2
votes

Context: I've defined a airflow DAG which performs an operation, compute_metrics, on some data for an entity based on a parameter called org. Underneath something like myapi.compute_metrics(org) is called. This flow will mostly be run on an ad-hoc basis.

Problem: I'd like to be able to select the org to run the flow against when I manually trigger the DAG from the airflow UI.

The most straightforward solution I can think of is to generate n different DAGs, one for each org. The DAGs would have ids like: compute_metrics_1, compute_metrics_2, etc... and then when I need to trigger compute metrics for a single org, I can pick the DAG for that org.

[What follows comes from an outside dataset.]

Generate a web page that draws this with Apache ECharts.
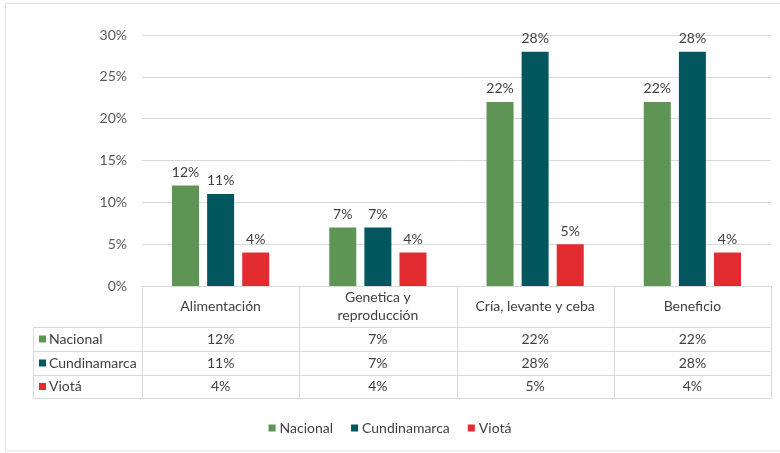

This doesn't scale as I add orgs and as I add more types of computation.

I've done some research and it seems that I can create a flask blueprint for airflow, which to my understanding, extends the UI. In this extended UI I can add input components, like a text box, for picking an org and then pass that as a conf to a DagRun which is manually created by the blueprint. Is that correct? I'm imaging I could write something like:

session = settings.Session()

execution_date = datetime.now()
run_id = 'external_trigger_' + execution_date.isoformat()

trigger = DagRun(
    dag_id='general_compute_metrics_needs_org_id',
    run_id=run_id,
    state=State.RUNNING,
    execution_date=execution_date,
    external_trigger=True,
    conf=org_ui_component.text) # pass the org id from a component in the blueprint
session.add(trigger)
session.commit() # I don't know if this would actually be scheduled by the scheduler

Is my idea sound? Is there a better way to achieve what I want?

1
Maybe a view is actually the right tool to usePaymahn Moghadasian
can you post the code for the custom view you created to achieve this for others to use as an example?melchoir55

1 Answers

4
votes

I've done some research and it seems that I can create a flask blueprint for airflow, which to my understanding, extends the UI.

The blueprint extends the API. If you want some UI for it, you'll need to serve a template view. The most feature-complete way of achieve this is developing your own Airflow Plugin.

If you want to manually create DagRuns, you can use this trigger as reference. For simplicity, I'd trigger a Dag with the API.

And specifically about your problem, I would have a single DAG compute_metrics that reads the org from an Airflow Variable. They are global and can be set dynamically. You can prefix the variable name with something like the DagRun id to make it unique and thus dag-concurrent safe.